The mouth clicks did not behave like regular speech. The staccato sounds moved mostly in one direction, rather than spreading in all directions like rippling waves. This focused pattern appears to strengthen the echolocators ability to locate where things are.
“Now we can create a virtual environment, like a visual computer game, but with acoustics,” Thaler said. These computer models could reduce the need for recruiting volunteers in future work, which is typically the toughest part of research on human echolocation, she said.
Some scientists are eager to get their hands on this model, such as Daniel Rowan, audiology researcher at University of Southampton. Rowan studies hearing impairment and the importance of hearing in blind people. He uses sound in his experiments, such as a recent study on how listening can determine the quality of an object, like its shape or hardness.
But he often relies on synthetic sounds, instead of human-made sounds, which he said are harder to trust. For example, the clicks in Thaler’s model show that the sound waves from human echolocation clicks are a lot shorter than Rowan previously thought. Thaler’s model was able to generate synthetic echolocator clicks that bore a high resemblance to what humans produce.
An echolocation click performed by a human volunteer.
A computer generated click, based on Thaler’s model. The difference is barely audible.
For others, this model is just a start. “With only three volunteers, one doesn’t know how general this model is,” said Bo Schenkman, experimental psychologist at the KTH Royal Institute of Technology in Stockholm. Schenkman added that longer sounds, such as shhhhhhh, are also useful for echolocation and need to be included in the model.
This research could also be put to everyday use at airports or on ships.
Radar shares a lot in common with human echolocators by emitting a pulse of radio waves and building a picture from the echo. Galen Reich, an electrical engineer at the Microwave Integrated Systems Laboratory of University of Birmingham who worked with Thaler, was also surprised by the length and focused direction of the clicks.

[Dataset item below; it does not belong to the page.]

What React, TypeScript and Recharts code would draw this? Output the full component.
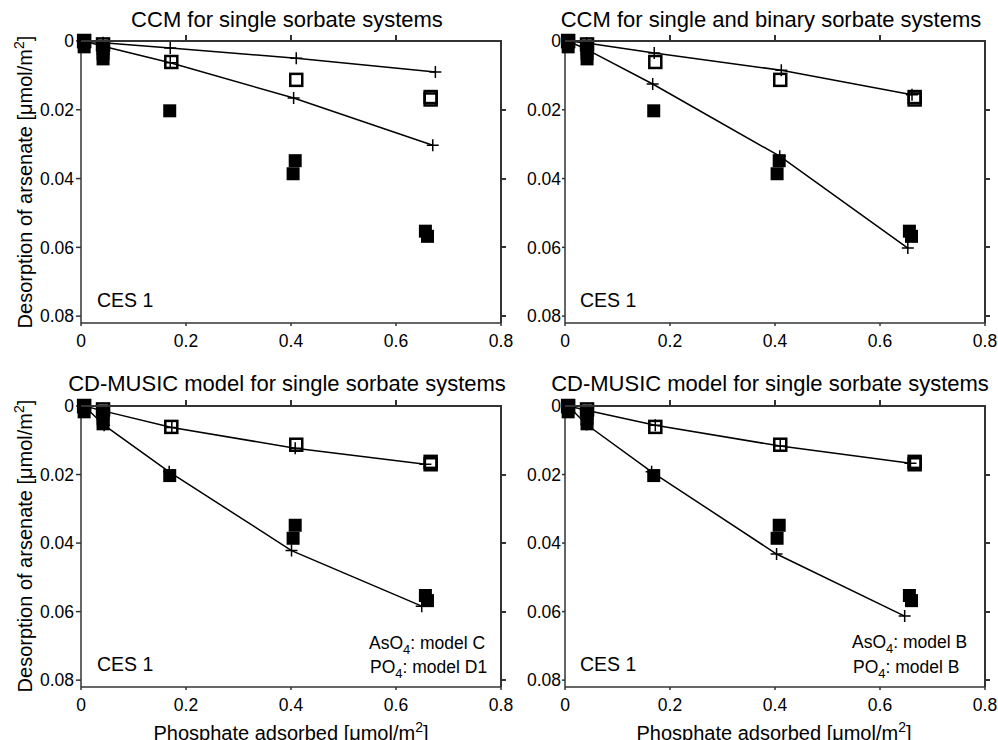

Unlike current ship’s radars, which have the single purpose of determining the distance to surrounding objects, systems based off human echolocation could identify texture and movement.
But Thaler wants to know as much as she can about how human echolocation works because of the fact that people can be trained to do it. She has even gone as far as to practice it herself.
“I’m actually not bad,” she said, estimating it would take 10 weeks while blindfolded to really master the ability. “I’ve discussed this with my family and they aren’t too keen.”
Until then, her computer models should serve her quest to unravel a person’s capacity to see with sound, she said.